What’s interesting, in addition to a publication that had a historically male readership addressing its female audience, is the move helped Outside grow on social media. The magazine saw its Facebook group membership rise profoundly following the survey.
In addition to the Facebook survey, Outside has been careful to keep a 50/50 balance of male to female writers on its verticals, and much like Slate’s recent decision to close DoubleX and run stories about women’s lives site wide, Outside has done the same. The combination of engaging more deeply with its audience and rounding its editorial has led to monetary returns, too.

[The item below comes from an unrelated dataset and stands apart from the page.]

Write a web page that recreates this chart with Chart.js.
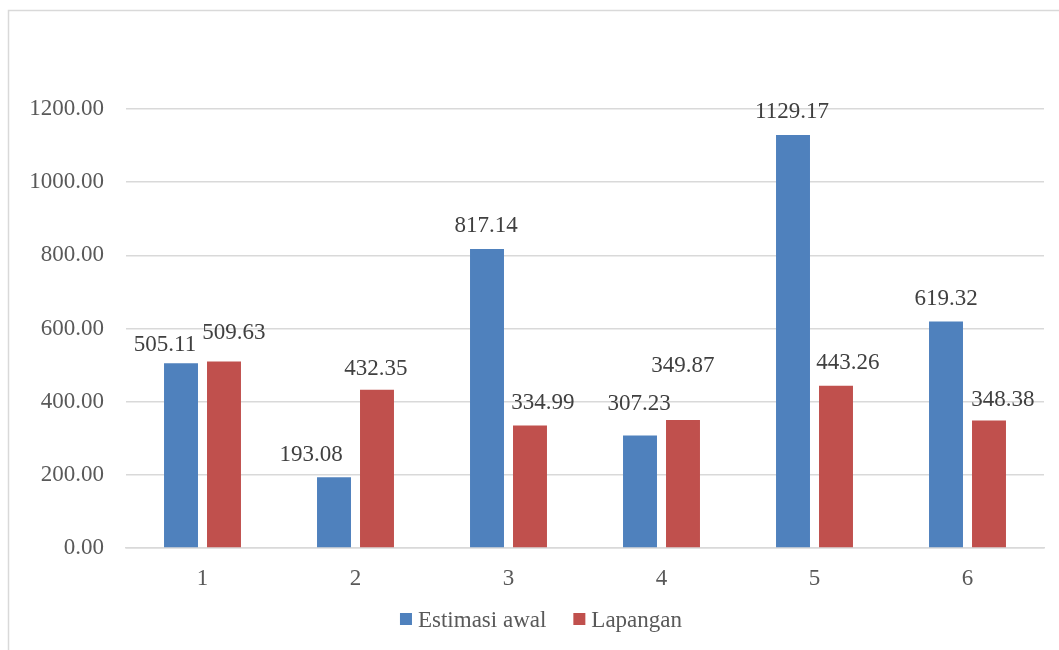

Digital revenue is growing quickly and the ratio of readers is closing. Over the last five years, digital revenue has grown by 20% annually, and the same is expected for 2018. While the print magazine’s readers are 30% female and 70% male, the website sees an audience made of 35% women.
Aiding the growing revenue stream is an affiliate program launched by Outside Online last year.
According to the story, revenue skyrocketed to six figures in only a few months from long-form gear reviews and shopping-heavy pieces curated by industry experts. The site also publishes a gear-shopping newsletter twice a week, which it launched in December.
“A big initiative this year has been not just to reach more people, but to engage with them in a more meaningful way,” Scott Rosenfield, Outside’s digital general manager stated in Neiman piece.
The numbers, on both edit and revenue fronts, make it hard to argue with that premise. By taking abstract audience numbers and giving them a face through engagement, Outside is showing that a publication can stay true to its editorial mission while creating new, invigorated spaces.